What she is possibly demanding in exchange of her cooperation is an absolute roll-back of the Saradha investigation by CBI. After being invited to conduct the probe a year ago, the agency has already turned it into a tepid effort, coincidentally after it became clear that Mamata’s TMC was ready to bargain for its strength in the Rajya Sabha. Most of the TMC MPs who were questioned by CBI, including film star Mithun Chakravorty have since then miraculously escaped the embarrassment of detention by the agency. However, CBI seems in no mood to show leniency to a star accused, transport minister Madan Mitra, who is in custody for over 150 days. Mitra, considered very close to Mamata, can reportedly turn into a key witness if the Saradha prosecution ever heads towards its logical culmination. Saradha owner Sudipta Sen bought Mamata’s amateurish painting for a price that even M. F. Hussein would have blushed to ask for, and Mitra was canvassing for the brand even when its collection had begun falling below the payouts. It is Saradha and several other similar ponzi schemes that had reportedly robbed the state’s poor to fund TMC’s election campaign in 2011 which brought it to power. And now Mamata is worried that the Centre may eventually turn Mitra against her. That explains the backtracking on Teesta agreement.

In Punjab, however, looting by state leaders at the top is even more brazen. Deputy chief minister Sukhbir Singh Badal and wife and Union minister Harsimrat Kaur control an eco-tourism project, Sukhvilas, spread over 17 acres of forest land ringing an artificial lake. The Punjab Infrastructure Development Board (PIDB), of which the deputy CM is the chief, has bent over backward to allow ropeways connecting resorts on the lake. On the other hand, the Greater Mohali Area Development Authority (GMADA) has acquired land to build a 100-feet wide road providing access to the Badal family’s tourism complex. It is one of the landowners whose plot had been acquired who moved the Punjab and Haryana high court, and that brought the matter to public notice

Earlier, an incident at Moga of molestation of a young girl, and throwing out her and her mother from a bus, which became the trigger for a nationwide condemnation of the Badals as it became clear that they had owned the bus company, Orbit. As it transpired, the family had direct or indirect control over half a dozen other transport companies plying 230 routes across the state. Modi has little control, not even the right to reproach, the Badals for their horrendous public conduct. Their SAD may be an NDA partner but in Punjab they are law unto themselves.

There are signs of centrifugal pulls visible everywhere.
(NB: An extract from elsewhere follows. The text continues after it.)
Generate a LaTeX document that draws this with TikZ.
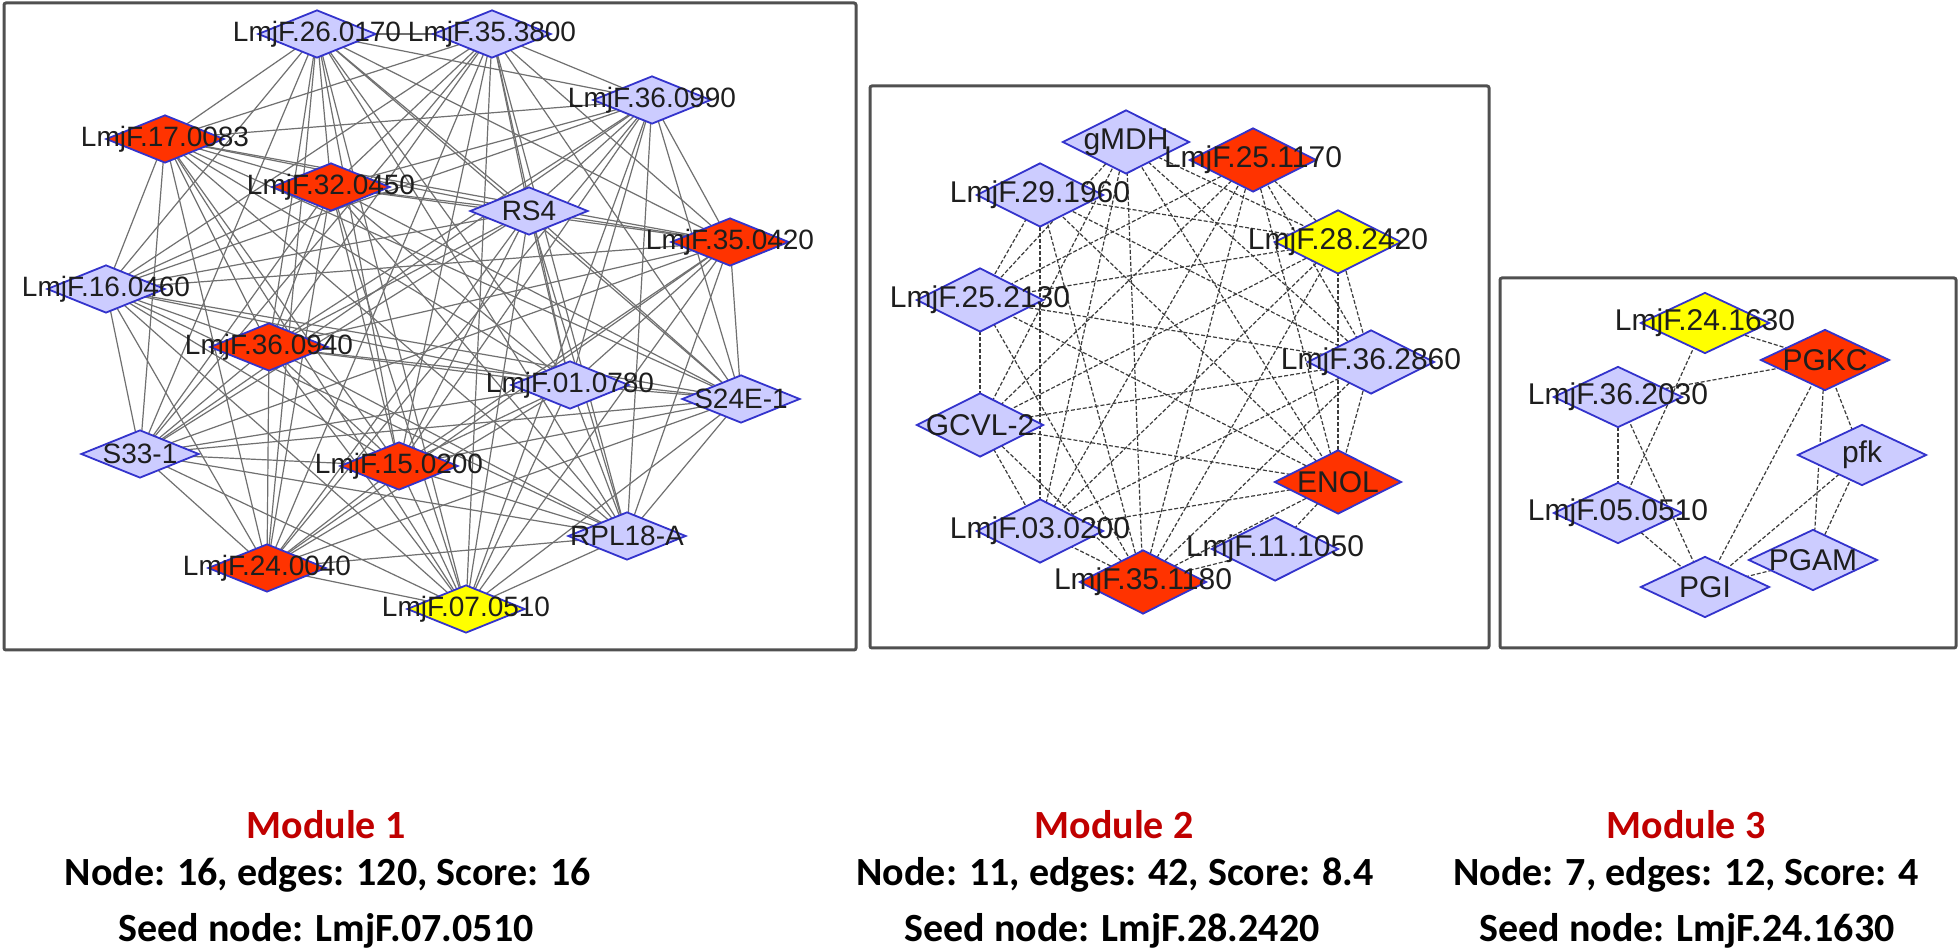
\documentclass[tikz,border=0pt]{standalone}
\usepackage{fontspec}
\setmainfont{Liberation Sans}
\newfontfamily\carl{Carlito}
\usetikzlibrary{shapes.geometric,backgrounds}
\definecolor{lav}{RGB}{204,204,255}
\definecolor{nred}{RGB}{255,51,0}
\definecolor{nyel}{RGB}{255,255,0}
\definecolor{nbord}{RGB}{51,51,204}
\definecolor{framec}{RGB}{80,80,80}
\definecolor{modred}{RGB}{192,0,0}
\definecolor{edgeone}{RGB}{112,112,112}
\definecolor{edgetwo}{RGB}{60,60,60}
\definecolor{labtxt}{RGB}{30,30,30}
\begin{document}
\begin{tikzpicture}[x=0.5pt,y=-0.5pt,
  diaone/.style={diamond, draw=nbord, line width=0.9pt, inner sep=0pt, minimum width=59pt, minimum height=24pt},
  diatwo/.style={diamond, draw=nbord, line width=0.9pt, inner sep=0pt, minimum width=63.5pt, minimum height=32pt},
  diathree/.style={diamond, draw=nbord, line width=0.9pt, inner sep=0pt, minimum width=64.5pt, minimum height=30.5pt},
  labone/.style={font=\fontsize{14}{16}\selectfont, text=labtxt, inner sep=0pt},
  labtwo/.style={font=\fontsize{15}{17}\selectfont, text=labtxt, inner sep=0pt},
  eone/.style={draw=edgeone, line width=0.6pt},
  etwo/.style={draw=edgetwo, line width=0.6pt, dash pattern=on 2pt off 1pt},
  modbox/.style={draw=framec, line width=1.5pt, rounded corners=1pt},
  capt/.style={font=\carl\bfseries\fontsize{20}{24}\selectfont, inner sep=0pt}
]
\useasboundingbox (0,0) rectangle (1960,951);
\begin{scope}[on background layer]
  \fill[white] (0,0) rectangle (1960,951);
\end{scope}

% frames
\draw[modbox] (4,3) rectangle (856,650);
\draw[modbox] (870,86) rectangle (1489,648);
\draw[modbox] (1500,278) rectangle (1956,648);

% Module 1 nodes
\foreach \n/\x/\y/\c in {
  1/317/34/lav, 2/492/34/lav, 3/652/100/lav, 4/165/139/nred,
  5/331/187/nred, 6/529/211/lav, 7/730/242/nred, 8/106/289/lav,
  9/269/347/nred, 10/570/385/lav, 11/741/399/lav, 12/140/454/lav,
  13/399/466/nred, 14/627/536/lav, 15/267/568/nred, 16/466/609/nyel}
  \node[diaone, fill=\c] (a\n) at (\x,\y) {};

% Module 2 nodes
\foreach \n/\x/\y/\c in {
  1/1126/142/lav, 2/1253/160/nred, 3/1338/242/nyel, 4/1371/362/lav,
  5/1338/482/nred, 6/1275/549/lav, 7/1143/582/nred, 8/1040/531/lav,
  9/980/425/lav, 10/980/300/lav, 11/1040/195/lav}
  \node[diatwo, fill=\c] (b\n) at (\x,\y) {};

% Module 3 nodes
\foreach \n/\x/\y/\c in {
  1/1705/323/nyel, 2/1825/360/nred, 3/1618/397/lav, 4/1862/455/lav,
  5/1618/513/lav, 6/1813/560/lav, 7/1705/587/lav}
  \node[diathree, fill=\c] (c\n) at (\x,\y) {};

% edges
\begin{scope}[on background layer]
  \foreach \i in {1,...,15} {
    \pgfmathtruncatemacro\k{\i+1}
    \foreach \j in {\k,...,16} \draw[eone] (a\i.center) -- (a\j.center);
  }
  \foreach \i/\j in {1/3,1/4,1/5,1/7,1/8,1/9,1/10,
    2/3,2/4,2/5,2/7,2/8,2/9,2/10,
    3/4,3/5,3/7,3/8,3/9,3/10,3/11,
    4/5,4/7,4/8,4/9,4/10,4/11,
    5/6,5/7,5/8,5/9,5/10,5/11,
    6/7,
    7/8,7/9,7/10,7/11,
    8/9,8/11,
    9/10,
    10/11}
    \draw[etwo] (b\i.center) -- (b\j.center);
  \foreach \i/\j in {1/2,1/5,3/2,3/5,3/7,5/7,2/7,2/6,2/4,4/7,4/6,6/7}
    \draw[etwo] (c\i.center) -- (c\j.center);
\end{scope}

% labels module 1
\foreach \n/\t in {1/LmjF.26.0170,2/LmjF.35.3800,3/LmjF.36.0990,4/LmjF.17.0083,
  5/LmjF.32.0450,6/RS4,7/LmjF.35.0420,8/LmjF.16.0460,9/LmjF.36.0940,
  10/LmjF.01.0780,11/S24E-1,12/S33-1,13/LmjF.15.0200,14/RPL18-A,
  15/LmjF.24.0040,16/LmjF.07.0510}
  \node[labone] (la\n) at (a\n.center) {\t};
% labels module 2
\foreach \n/\t in {1/gMDH,2/LmjF.25.1170,3/LmjF.28.2420,4/LmjF.36.2860,5/ENOL,
  6/LmjF.11.1050,7/LmjF.35.1180,8/LmjF.03.0200,9/GCVL-2,10/LmjF.25.2130,
  11/LmjF.29.1960}
  \node[labtwo] (lb\n) at (b\n.center) {\t};
% labels module 3
\foreach \n/\t in {1/LmjF.24.1630,2/PGKC,3/LmjF.36.2030,4/pfk,5/LmjF.05.0510,
  6/PGAM,7/PGI}
  \node[labtwo] (lc\n) at (c\n.center) {\t};

% captions
\node[capt, text=modred] (m1) at (326,825) {Module 1};
\node[capt] (m1a) at (328,875) {Node: 16, edges: 120, Score: 16};
\node[capt] (m1b) at (326,931) {Seed node: LmjF.07.0510};
\node[capt, text=modred] (m2) at (1114,825) {Module 2};
\node[capt] (m2a) at (1115,875) {Node: 11, edges: 42, Score: 8.4};
\node[capt] (m2b) at (1112,931) {Seed node: LmjF.28.2420};
\node[capt, text=modred] (m3) at (1686,825) {Module 3};
\node[capt] (m3a) at (1686,875) {Node: 7, edges: 12, Score: 4};
\node[capt] (m3b) at (1687,931) {Seed node: LmjF.24.1630};
\end{tikzpicture}
\end{document}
The manner in which Tamil Nadu chief minister Jayalalithaa obtained acquittal from her disproportionate assets case shows the extent to which she stands above the law. Her prosecutor was engaged as late as April last, weeks after she had been acquitted in March by a single-judge bench of the Karnataka High Court, with only the order that was kept in abeyance. It was a first in India’s judicial history that an accused was held not guilty before a prosecutor is appointed. Haryana’s Manohar Lal Khattar may personally be honest. But he is heading a ministerial team full of corrupt leaders which may eventually sink the BJP ship in the state. The less said the better about Madhya Pradesh where Vyapam scam has led to the mysterious deaths of 41 persons and no eyebrows have been raised in Delhi.

With such disdain for the rule of law at the state level, if the ‘federalism’ Modi dreams of bears resemblance with anything, it is with the famous story of ‘Ali Baba and the forty thieves’ in the Arabian Nights collection. These forty men merrily acted on their own, till they got their just dessert from Marzina, the story’s young heroine.